BAT hails breakthrough with potential Covid-19 vaccine
British American Tobacco said on Wednesday that it has made a "significant breakthrough" with its tobacco plant technology platform in the development of a potential vaccine for Covid-19.
The company said pre-clinical testing is under way by its US bio-tech subsidiary, Kentucky BioProcessing (KBP). If testing goes well, BAT said it’s hopeful that with the right partners and support from government agencies, between 1 and 3 million doses of the vaccine could be made per week, starting in June.
BAT said KBP’s work around the Covid-19 vaccine project will be carried out on a not-for-profit basis.
BAT highlighted a number of advantages to tobacco plant technology over conventional vaccine production technology. It is potentially safer given that tobacco plants can’t host pathogens which cause human disease, it said. It is also faster because the elements of the vaccine accumulate in tobacco plants much more quickly - six weeks in tobacco plants versus several months using conventional methods.
The vaccine formulation KBP is developing remains stable at room temperature, unlike conventional vaccines which often require refrigeration, BAT said, and it has the potential to deliver an effective immune response in a single dose.
Dr David O’Reilly, director of scientific research at BAT said: "We are engaged with the US Food and Drug Administration and are seeking guidance on next steps.

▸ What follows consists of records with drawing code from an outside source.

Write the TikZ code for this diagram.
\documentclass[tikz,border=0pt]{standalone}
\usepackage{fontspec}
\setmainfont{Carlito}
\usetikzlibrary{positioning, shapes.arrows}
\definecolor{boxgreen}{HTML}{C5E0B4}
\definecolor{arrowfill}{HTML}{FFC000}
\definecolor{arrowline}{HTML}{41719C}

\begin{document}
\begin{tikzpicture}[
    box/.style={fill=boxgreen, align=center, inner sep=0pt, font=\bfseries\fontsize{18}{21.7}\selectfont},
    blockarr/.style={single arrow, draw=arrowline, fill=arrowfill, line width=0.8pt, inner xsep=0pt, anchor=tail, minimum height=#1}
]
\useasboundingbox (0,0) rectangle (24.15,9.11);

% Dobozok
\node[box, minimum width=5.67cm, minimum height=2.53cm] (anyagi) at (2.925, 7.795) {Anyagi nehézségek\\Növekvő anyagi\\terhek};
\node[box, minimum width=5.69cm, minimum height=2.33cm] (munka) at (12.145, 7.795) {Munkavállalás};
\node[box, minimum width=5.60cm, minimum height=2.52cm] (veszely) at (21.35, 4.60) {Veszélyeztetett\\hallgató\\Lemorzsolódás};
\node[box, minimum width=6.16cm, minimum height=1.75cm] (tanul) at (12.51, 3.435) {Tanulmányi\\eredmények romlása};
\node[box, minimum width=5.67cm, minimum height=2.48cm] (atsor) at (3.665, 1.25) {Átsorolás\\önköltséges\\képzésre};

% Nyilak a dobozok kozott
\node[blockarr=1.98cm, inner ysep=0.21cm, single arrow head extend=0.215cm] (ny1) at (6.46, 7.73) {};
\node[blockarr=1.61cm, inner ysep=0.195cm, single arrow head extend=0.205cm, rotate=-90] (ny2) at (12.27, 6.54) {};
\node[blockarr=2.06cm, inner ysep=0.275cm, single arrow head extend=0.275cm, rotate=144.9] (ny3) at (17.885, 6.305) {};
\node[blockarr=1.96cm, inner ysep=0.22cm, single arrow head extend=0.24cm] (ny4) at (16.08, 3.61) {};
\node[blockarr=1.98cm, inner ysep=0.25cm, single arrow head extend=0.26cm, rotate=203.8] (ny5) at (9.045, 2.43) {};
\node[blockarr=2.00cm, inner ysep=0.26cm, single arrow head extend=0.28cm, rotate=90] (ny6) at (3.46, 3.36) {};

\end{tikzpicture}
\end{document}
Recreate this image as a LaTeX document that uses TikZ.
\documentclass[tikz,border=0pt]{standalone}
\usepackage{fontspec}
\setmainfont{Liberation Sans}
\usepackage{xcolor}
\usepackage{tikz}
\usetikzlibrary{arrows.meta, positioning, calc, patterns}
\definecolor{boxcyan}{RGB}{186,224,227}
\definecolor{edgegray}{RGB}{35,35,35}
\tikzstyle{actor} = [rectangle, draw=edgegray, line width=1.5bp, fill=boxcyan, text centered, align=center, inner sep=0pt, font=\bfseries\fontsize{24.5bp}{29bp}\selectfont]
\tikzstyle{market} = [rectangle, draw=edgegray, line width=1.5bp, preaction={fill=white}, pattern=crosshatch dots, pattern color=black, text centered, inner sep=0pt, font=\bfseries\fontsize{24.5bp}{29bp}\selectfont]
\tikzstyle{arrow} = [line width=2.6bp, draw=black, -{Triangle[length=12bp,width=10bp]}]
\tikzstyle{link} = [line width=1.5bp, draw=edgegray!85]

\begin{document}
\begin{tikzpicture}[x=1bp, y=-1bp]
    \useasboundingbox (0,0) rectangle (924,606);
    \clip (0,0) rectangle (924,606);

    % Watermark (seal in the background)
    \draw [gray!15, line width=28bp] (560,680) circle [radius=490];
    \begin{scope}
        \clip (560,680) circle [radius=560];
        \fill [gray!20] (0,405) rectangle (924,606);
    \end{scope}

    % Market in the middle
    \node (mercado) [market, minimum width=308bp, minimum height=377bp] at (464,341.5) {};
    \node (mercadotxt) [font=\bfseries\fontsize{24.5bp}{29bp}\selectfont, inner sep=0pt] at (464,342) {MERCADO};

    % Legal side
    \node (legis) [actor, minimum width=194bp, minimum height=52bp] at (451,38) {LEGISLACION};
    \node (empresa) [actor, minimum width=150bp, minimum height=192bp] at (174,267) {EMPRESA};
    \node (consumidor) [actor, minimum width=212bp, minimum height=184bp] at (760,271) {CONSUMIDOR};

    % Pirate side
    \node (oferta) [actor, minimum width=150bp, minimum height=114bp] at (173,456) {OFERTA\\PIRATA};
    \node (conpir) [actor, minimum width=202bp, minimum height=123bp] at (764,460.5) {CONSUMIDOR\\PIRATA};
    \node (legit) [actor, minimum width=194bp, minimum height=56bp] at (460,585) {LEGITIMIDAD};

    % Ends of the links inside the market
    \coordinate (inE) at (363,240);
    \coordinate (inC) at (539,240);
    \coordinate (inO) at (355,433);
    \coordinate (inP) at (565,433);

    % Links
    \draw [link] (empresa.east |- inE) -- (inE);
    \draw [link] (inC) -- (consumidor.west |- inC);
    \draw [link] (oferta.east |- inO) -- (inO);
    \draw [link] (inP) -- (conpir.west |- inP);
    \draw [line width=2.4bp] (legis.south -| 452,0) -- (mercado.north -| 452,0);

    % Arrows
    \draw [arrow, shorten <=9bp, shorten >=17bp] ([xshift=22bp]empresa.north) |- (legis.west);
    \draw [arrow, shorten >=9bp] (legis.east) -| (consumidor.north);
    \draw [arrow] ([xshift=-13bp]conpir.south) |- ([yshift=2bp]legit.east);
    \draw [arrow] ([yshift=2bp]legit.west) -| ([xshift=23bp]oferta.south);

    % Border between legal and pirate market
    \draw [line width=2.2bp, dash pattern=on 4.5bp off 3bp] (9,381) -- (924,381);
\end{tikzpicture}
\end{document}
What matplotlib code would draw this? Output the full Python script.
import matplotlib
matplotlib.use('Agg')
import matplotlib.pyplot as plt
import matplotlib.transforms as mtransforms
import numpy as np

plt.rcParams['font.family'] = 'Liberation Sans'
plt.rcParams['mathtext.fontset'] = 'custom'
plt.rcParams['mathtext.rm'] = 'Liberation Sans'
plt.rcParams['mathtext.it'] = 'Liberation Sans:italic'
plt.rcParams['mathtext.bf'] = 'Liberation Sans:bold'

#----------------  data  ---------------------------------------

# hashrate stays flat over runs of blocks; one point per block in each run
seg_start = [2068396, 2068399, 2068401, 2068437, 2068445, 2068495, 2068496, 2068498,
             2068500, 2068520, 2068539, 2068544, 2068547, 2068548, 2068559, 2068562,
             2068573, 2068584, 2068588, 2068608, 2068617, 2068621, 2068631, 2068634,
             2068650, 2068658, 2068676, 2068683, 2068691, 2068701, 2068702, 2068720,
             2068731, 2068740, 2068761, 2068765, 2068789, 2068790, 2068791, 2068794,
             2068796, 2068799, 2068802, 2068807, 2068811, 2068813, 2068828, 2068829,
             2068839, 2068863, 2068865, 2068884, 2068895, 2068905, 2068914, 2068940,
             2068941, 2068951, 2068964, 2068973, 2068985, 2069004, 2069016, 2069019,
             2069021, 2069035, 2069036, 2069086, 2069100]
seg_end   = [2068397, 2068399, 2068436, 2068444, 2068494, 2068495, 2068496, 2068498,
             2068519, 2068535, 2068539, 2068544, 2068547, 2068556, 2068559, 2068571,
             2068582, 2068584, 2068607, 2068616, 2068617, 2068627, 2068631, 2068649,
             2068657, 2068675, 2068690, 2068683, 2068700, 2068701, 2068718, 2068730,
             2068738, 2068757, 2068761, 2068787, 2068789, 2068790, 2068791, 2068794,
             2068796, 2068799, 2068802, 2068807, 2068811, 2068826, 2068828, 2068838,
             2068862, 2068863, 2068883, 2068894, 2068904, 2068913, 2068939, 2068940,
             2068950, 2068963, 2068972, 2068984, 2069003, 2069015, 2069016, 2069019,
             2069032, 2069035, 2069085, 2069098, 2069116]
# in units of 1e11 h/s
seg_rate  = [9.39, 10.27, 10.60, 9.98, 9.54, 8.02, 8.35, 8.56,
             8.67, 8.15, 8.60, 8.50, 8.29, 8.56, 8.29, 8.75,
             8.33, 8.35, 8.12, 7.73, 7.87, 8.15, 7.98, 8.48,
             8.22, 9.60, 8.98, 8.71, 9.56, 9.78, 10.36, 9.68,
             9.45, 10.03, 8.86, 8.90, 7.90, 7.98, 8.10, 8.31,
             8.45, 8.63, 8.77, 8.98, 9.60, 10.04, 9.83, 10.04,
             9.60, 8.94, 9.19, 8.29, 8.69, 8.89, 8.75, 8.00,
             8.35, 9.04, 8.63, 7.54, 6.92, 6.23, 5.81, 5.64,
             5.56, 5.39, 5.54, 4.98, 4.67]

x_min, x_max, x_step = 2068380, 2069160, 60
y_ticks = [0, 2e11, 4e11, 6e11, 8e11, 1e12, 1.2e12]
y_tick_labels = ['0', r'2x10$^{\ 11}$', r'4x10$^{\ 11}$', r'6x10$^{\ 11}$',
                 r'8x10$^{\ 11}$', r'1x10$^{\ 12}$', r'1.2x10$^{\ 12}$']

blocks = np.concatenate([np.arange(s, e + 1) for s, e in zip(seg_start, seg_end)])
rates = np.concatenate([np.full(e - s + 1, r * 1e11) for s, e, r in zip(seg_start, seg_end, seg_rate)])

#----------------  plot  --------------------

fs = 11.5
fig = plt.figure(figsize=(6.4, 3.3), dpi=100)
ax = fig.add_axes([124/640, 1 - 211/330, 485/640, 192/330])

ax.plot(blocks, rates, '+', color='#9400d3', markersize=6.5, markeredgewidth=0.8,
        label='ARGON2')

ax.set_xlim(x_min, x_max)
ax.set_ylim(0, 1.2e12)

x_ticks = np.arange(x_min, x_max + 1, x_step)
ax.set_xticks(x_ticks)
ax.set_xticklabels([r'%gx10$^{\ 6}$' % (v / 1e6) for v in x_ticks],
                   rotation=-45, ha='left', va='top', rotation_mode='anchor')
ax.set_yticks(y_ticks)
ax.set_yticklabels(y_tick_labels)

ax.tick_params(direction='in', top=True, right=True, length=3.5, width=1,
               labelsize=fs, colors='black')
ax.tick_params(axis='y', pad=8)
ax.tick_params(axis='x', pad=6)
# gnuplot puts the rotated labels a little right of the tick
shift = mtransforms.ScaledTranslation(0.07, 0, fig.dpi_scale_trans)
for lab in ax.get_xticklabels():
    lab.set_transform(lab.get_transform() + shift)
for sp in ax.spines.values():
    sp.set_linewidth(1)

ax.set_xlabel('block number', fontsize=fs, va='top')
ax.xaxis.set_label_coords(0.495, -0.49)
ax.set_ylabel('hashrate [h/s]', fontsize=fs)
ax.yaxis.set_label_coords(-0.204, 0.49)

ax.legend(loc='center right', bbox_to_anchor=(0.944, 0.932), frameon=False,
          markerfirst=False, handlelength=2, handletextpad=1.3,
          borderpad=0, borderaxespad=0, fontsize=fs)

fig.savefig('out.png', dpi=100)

We have also engaged with the UK’s Department for Health and Social Care, and BARDA in the US, to offer our support and access to our research with the aim of trying to expedite the development of a vaccine for Covid-19.
"Vaccine development is challenging and complex work, but we believe we have made a significant break-through with our tobacco plant technology platform and stand ready to work with governments and all stakeholders to help win the war against Covid-19. We fully align with the United Nations plea, for a whole-of-society approach to combat global problems."